▶ To be done
Take the lines of the data below from the very first through the line containing "const cx = d => x(d) + x.bandwidth() / 2;" and output them exactly, pictures excluded.

┄┄┄┄┄┄┄┄┄┄

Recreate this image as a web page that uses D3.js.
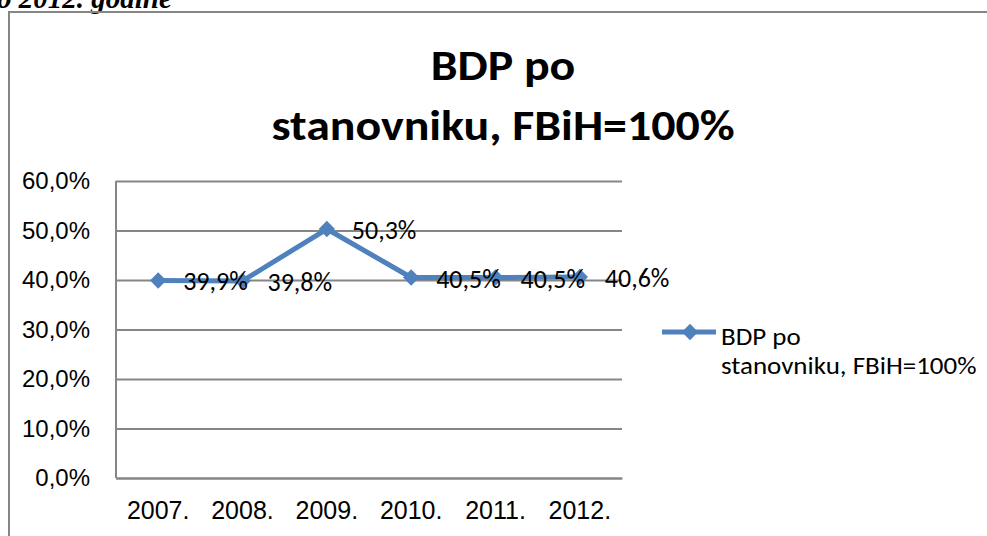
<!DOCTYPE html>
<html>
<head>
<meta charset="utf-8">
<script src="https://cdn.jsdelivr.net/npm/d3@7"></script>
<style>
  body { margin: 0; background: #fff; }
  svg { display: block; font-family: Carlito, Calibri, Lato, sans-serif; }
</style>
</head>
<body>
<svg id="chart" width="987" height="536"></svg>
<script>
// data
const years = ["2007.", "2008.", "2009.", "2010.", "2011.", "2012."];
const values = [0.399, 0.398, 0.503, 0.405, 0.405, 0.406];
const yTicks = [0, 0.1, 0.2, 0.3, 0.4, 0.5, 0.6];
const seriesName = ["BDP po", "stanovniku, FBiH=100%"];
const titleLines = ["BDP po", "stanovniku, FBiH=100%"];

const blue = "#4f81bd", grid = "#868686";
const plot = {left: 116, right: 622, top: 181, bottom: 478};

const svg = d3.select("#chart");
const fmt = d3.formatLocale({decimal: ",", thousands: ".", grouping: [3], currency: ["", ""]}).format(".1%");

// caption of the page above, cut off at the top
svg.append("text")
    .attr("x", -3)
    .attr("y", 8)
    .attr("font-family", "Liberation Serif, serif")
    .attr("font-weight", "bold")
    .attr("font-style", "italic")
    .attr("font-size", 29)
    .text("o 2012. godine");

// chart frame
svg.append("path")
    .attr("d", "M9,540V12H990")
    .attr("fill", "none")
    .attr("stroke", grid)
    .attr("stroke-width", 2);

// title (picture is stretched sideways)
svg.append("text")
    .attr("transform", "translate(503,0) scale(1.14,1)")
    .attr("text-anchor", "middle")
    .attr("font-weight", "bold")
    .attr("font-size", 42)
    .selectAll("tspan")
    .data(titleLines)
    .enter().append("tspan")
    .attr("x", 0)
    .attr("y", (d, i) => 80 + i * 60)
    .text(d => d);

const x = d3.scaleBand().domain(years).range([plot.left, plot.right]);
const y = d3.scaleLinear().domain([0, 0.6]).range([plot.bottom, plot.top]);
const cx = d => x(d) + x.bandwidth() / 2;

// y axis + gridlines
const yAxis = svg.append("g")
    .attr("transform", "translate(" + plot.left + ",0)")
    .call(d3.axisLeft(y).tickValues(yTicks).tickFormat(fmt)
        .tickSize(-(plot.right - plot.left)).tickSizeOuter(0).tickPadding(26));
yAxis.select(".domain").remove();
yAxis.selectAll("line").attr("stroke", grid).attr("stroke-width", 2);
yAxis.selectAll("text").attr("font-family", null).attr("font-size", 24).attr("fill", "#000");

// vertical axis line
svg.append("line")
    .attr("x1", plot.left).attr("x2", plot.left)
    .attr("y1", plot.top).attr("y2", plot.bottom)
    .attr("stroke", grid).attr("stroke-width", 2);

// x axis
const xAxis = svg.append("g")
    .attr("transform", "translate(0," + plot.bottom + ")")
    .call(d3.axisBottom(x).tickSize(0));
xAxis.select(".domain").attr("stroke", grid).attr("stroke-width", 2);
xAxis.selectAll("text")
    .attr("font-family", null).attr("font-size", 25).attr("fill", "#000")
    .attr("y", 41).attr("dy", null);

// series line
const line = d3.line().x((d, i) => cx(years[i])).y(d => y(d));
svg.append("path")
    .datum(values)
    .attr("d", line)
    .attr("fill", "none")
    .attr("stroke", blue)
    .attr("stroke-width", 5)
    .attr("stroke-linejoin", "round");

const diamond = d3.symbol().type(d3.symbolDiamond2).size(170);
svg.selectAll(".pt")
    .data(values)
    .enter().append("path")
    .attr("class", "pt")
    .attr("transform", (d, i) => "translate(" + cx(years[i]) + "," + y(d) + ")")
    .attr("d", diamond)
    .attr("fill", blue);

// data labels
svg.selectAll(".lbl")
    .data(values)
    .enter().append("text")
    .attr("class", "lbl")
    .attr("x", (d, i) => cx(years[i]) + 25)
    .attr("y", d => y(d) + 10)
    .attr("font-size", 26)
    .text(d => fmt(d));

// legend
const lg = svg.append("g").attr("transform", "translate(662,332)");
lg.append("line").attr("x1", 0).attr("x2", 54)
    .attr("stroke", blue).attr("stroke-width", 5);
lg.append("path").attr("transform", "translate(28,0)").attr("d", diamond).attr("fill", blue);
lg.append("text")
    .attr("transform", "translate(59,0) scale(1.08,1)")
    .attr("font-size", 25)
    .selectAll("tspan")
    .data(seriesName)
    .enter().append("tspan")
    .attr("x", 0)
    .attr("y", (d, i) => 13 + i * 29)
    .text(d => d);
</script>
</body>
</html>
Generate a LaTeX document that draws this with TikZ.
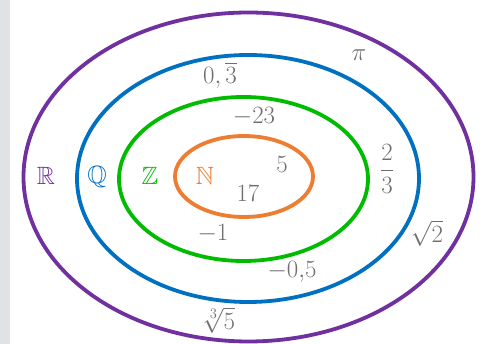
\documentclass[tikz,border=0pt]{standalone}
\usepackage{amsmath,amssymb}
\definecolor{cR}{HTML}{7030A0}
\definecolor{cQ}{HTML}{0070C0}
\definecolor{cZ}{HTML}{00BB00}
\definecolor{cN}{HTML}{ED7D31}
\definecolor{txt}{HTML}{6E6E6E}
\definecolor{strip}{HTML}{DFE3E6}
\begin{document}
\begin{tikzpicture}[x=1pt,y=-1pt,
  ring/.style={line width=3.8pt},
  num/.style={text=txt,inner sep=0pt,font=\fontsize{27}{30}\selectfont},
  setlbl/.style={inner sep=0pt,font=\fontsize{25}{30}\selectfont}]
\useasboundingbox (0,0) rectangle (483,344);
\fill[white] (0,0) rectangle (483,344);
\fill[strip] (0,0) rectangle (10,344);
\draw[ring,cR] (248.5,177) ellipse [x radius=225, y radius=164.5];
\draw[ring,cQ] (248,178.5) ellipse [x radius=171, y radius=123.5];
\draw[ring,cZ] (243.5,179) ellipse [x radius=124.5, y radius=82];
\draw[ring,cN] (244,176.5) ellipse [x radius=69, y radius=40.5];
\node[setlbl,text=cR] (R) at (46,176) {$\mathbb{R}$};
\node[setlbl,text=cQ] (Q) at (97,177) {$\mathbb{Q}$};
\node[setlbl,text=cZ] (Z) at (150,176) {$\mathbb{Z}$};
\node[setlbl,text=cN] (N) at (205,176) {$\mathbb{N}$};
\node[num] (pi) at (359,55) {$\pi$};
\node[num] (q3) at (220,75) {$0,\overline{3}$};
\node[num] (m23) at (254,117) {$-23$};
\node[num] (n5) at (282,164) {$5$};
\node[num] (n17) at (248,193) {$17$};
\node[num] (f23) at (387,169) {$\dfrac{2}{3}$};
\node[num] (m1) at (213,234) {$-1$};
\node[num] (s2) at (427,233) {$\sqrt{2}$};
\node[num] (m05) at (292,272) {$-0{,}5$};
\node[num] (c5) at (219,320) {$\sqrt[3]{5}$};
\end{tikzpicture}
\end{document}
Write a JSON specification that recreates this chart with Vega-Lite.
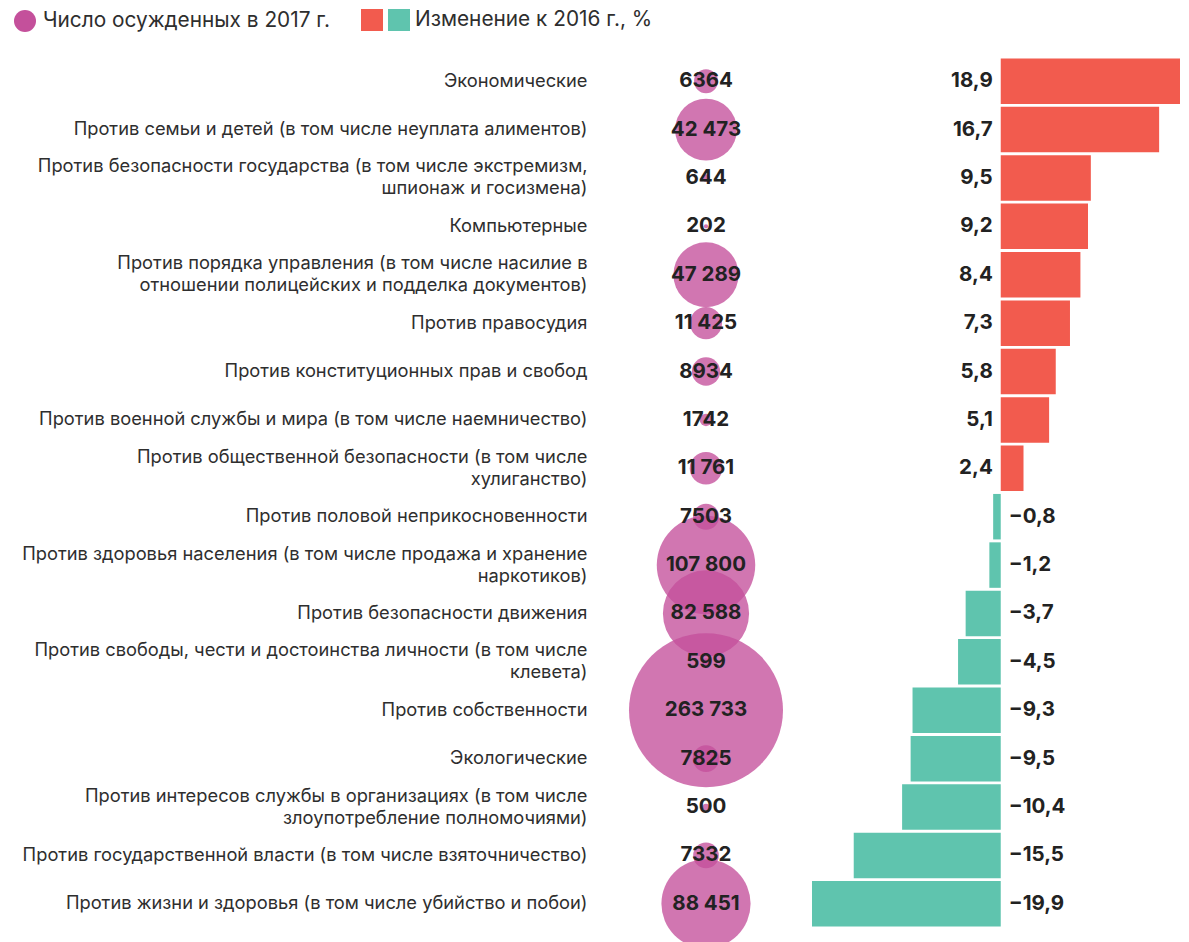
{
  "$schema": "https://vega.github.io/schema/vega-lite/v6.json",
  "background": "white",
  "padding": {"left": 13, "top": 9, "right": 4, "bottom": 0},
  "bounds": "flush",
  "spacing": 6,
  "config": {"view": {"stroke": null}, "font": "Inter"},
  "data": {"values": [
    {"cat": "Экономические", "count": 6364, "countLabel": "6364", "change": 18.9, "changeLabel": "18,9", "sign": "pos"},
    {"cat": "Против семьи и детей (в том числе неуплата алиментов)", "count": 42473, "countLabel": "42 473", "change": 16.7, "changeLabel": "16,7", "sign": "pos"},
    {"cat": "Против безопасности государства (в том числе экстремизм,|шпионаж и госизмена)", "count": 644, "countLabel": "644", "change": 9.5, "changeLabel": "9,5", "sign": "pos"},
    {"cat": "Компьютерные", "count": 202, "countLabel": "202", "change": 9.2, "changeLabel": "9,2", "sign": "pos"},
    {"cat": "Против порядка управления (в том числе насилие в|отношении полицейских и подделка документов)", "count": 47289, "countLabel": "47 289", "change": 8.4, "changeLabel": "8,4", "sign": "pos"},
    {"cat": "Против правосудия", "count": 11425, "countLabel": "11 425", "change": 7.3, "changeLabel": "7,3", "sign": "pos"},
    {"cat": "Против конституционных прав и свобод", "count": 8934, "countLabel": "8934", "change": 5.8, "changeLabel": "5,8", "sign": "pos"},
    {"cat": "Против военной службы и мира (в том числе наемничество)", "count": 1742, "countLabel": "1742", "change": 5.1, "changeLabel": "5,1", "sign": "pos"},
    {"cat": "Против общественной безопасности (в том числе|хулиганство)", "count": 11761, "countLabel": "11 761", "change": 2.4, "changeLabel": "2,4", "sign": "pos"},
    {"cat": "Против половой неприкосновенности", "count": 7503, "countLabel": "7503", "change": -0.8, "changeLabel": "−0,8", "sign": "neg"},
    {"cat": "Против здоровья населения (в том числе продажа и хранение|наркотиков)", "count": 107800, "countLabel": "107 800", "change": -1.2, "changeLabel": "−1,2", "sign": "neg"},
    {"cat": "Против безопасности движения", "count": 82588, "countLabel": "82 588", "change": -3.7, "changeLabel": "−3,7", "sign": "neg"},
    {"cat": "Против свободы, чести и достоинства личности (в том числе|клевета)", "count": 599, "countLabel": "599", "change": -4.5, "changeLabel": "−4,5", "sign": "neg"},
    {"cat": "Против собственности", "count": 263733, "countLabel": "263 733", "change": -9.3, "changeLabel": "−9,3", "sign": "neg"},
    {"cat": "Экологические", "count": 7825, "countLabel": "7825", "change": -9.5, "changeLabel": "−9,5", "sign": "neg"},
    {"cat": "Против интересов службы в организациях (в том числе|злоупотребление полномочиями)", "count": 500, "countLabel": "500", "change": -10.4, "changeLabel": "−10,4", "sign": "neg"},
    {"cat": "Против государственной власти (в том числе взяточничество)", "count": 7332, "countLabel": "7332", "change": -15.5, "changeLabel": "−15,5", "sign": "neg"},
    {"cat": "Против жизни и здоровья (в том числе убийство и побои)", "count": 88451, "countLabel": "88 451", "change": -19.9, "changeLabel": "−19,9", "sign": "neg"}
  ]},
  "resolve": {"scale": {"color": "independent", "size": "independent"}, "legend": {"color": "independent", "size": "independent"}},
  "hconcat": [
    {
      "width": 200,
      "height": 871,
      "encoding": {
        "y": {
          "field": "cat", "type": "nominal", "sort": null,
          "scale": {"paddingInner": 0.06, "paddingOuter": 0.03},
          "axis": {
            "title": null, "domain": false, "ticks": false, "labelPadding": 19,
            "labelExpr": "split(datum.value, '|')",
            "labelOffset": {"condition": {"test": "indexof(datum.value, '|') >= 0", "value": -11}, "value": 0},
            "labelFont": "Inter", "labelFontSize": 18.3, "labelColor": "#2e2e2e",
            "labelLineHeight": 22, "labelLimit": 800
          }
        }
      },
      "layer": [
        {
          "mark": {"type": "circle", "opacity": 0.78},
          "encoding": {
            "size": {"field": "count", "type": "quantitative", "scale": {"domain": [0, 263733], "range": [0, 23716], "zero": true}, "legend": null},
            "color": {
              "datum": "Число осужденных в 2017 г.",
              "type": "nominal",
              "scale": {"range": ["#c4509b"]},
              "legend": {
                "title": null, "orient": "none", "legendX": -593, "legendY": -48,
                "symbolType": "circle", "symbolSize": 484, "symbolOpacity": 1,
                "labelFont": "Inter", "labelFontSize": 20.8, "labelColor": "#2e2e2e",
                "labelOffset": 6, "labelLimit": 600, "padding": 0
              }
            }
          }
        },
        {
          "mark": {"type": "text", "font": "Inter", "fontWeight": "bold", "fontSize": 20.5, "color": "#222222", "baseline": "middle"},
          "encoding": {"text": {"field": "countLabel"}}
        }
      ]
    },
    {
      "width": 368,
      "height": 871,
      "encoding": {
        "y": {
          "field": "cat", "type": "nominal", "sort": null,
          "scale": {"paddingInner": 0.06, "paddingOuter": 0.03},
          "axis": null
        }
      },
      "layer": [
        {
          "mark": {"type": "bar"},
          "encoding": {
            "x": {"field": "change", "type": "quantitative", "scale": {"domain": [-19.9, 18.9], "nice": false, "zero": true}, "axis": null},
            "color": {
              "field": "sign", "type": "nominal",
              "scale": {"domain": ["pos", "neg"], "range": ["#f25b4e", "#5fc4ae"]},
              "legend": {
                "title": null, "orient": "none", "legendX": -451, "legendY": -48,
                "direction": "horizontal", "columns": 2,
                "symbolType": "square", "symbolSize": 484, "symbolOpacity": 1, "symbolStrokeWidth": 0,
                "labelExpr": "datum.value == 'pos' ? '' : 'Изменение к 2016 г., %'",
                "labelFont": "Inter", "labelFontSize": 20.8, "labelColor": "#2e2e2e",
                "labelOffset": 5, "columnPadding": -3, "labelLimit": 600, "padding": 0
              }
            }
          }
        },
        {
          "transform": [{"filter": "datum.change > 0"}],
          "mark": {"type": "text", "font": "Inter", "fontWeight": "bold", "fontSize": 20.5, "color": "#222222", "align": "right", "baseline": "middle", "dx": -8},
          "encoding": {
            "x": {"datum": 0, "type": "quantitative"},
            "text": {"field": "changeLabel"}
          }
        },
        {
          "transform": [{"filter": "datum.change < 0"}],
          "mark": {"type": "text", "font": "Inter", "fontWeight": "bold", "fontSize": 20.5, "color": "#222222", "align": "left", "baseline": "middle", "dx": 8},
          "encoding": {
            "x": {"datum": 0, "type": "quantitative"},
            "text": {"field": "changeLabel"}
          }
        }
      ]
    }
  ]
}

┄┄┄┄┄┄┄┄┄┄

▶ Result of the task
Recreate this image as a web page that uses D3.js.
<!DOCTYPE html>
<html>
<head>
<meta charset="utf-8">
<script src="https://cdn.jsdelivr.net/npm/d3@7"></script>
<style>
  body { margin: 0; background: #fff; }
  svg { display: block; font-family: Carlito, Calibri, Lato, sans-serif; }
</style>
</head>
<body>
<svg id="chart" width="987" height="536"></svg>
<script>
// data
const years = ["2007.", "2008.", "2009.", "2010.", "2011.", "2012."];
const values = [0.399, 0.398, 0.503, 0.405, 0.405, 0.406];
const yTicks = [0, 0.1, 0.2, 0.3, 0.4, 0.5, 0.6];
const seriesName = ["BDP po", "stanovniku, FBiH=100%"];
const titleLines = ["BDP po", "stanovniku, FBiH=100%"];

const blue = "#4f81bd", grid = "#868686";
const plot = {left: 116, right: 622, top: 181, bottom: 478};

const svg = d3.select("#chart");
const fmt = d3.formatLocale({decimal: ",", thousands: ".", grouping: [3], currency: ["", ""]}).format(".1%");

// caption of the page above, cut off at the top
svg.append("text")
    .attr("x", -3)
    .attr("y", 8)
    .attr("font-family", "Liberation Serif, serif")
    .attr("font-weight", "bold")
    .attr("font-style", "italic")
    .attr("font-size", 29)
    .text("o 2012. godine");

// chart frame
svg.append("path")
    .attr("d", "M9,540V12H990")
    .attr("fill", "none")
    .attr("stroke", grid)
    .attr("stroke-width", 2);

// title (picture is stretched sideways)
svg.append("text")
    .attr("transform", "translate(503,0) scale(1.14,1)")
    .attr("text-anchor", "middle")
    .attr("font-weight", "bold")
    .attr("font-size", 42)
    .selectAll("tspan")
    .data(titleLines)
    .enter().append("tspan")
    .attr("x", 0)
    .attr("y", (d, i) => 80 + i * 60)
    .text(d => d);

const x = d3.scaleBand().domain(years).range([plot.left, plot.right]);
const y = d3.scaleLinear().domain([0, 0.6]).range([plot.bottom, plot.top]);
const cx = d => x(d) + x.bandwidth() / 2;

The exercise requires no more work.